Part 7: SQLite files
The most efficient way to work with OAK is through SQLite files. OAK accepts SQLite files that follow the Semantic SQL schema.
The SQL Database Adapter wraps SQLite or any relational database.
Hint
You may also want to try the Semantic-SQL tutorial
Download a SQLite file
You can download ready made SQLite files for any OBO Library ontology
For example: the Cell Ontology (CL) is available from https://s3.amazonaws.com/bbop-sqlite/cl.db.gz
Example
wget https://s3.amazonaws.com/bbop-sqlite/cl.db.gz
gzip -d cl.db.gz
runoak -i cl.db relationships "enteric neuron"

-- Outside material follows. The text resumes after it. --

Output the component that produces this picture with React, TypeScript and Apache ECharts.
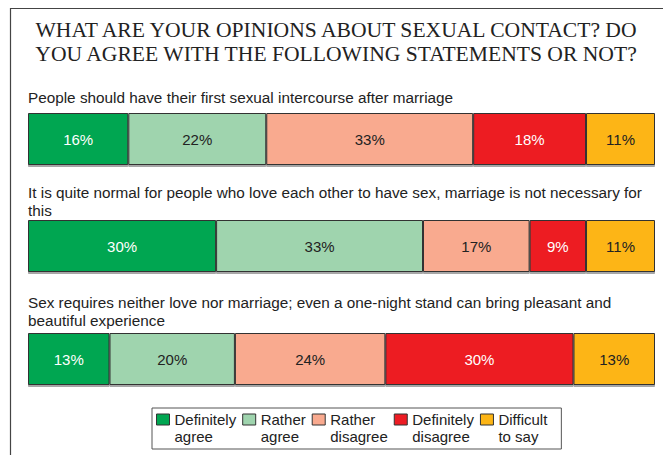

This will show all relationships centered around the subject of CL:0007011:
id |
label |
visits |
distance |
||
---|---|---|---|---|---|
subject |
predicate |
object |
subject_label |
predicate_label |
object_label |
CL:0007011 |
BFO:0000050 |
UBERON:0002005 |
enteric neuron |
part of |
enteric nervous system |
CL:0007011 |
RO:0002100 |
UBERON:0002005 |
enteric neuron |
has soma location |
enteric nervous system |
CL:0007011 |
RO:0002202 |
CL:0002607 |
enteric neuron |
develops from |
migratory enteric neural crest cell |
CL:0007011 |
rdfs:subClassOf |
CL:0000029 |
enteric neuron |
None |
neural crest derived neuron |
CL:0007011 |
rdfs:subClassOf |
CL:0000107 |
enteric neuron |
None |
autonomic neuron |
Hint
OAK will automatically treat anything with .db
as a sqlite database
You can be more explicit and force the sqlite adapter to be used, regardless of suffix using a sqlite
selector:
wget https://s3.amazonaws.com/bbop-sqlite/cl.db.gz
gzip -d cl.db.gz
runoak -i sqlite:cl.db relationships "enteric neuron"
Fetching ready-made SQLite files
You can also specify that the sqlite file should be loaded from the repository:
runoak -i sqlite:obo:pato search t~shape
This will download the pato.db sqlite file once, and cache it.
PyStow is used to cache the file, and the default location is ~/.data/oaklib
.
By default, a cached SQLite file will be automatically refreshed (downloaded again) if it is older than 7 days. For details on how to alter the behavior of the cache, see the Cache Control section in the CLI documentation.
Building your own SQLite files
You can use the semsql
command that should be pre-installed with OAK
There are two paths
using ODK docker
without docker, with dependencies pre-installed
With docker
If you have an OWL file in ./path/to/obi.owl
Then you can do this:
docker run -w /work -v `pwd`:/work --rm -ti obolibrary/odkfull:dev semsql make path/to/obi.db
This will do a one-time build of obi.db, using the ODK docker. You will need Docker installed (but you don’t need to do anything else)
You can then query the file as normal:
runoak -i path/to/obi.db info assay
Warning
for this to work, the OWL file must be in RDF/XML. Also, imports merging will NOT be done by default, please merge in advance using ROBOT if this is your desired behavior.
Note
The recipe above works for any OWL file in a descendant of your current folder.
If you wish to use a file outside of your current folder, then change the
option from -v `pwd`:/work
to -v /path/to/:/work/
Without docker
Prerequisites
For this to work you will need to install the following dependencies and ensure they’re loaded in your PATH.
riot - On MacOS, can install using HomeBrew via:
brew install jena
Then, run:
semsql make path/to/obi.db
Consult the SemSQL docs for more details.
In future we hope to wrap these more seamlessly in Python.
Validating an ontology
the SQLite implementation is the most efficient way to validate an ontology
runoak -i sqlite:obo:cl validate
Other RDBMSs
We avoid SQLite specific features so in theory OAK should work with any RDBMS that follows the semantic-sql schema, but currently SQLite is the focus of development and testing
Python ORM
OAK abstracts away the details of the underlying database and ways of accessing it, but for some purposes you may wish to write direct SQL or use the ORM layer. Consult SemSQL docs for details.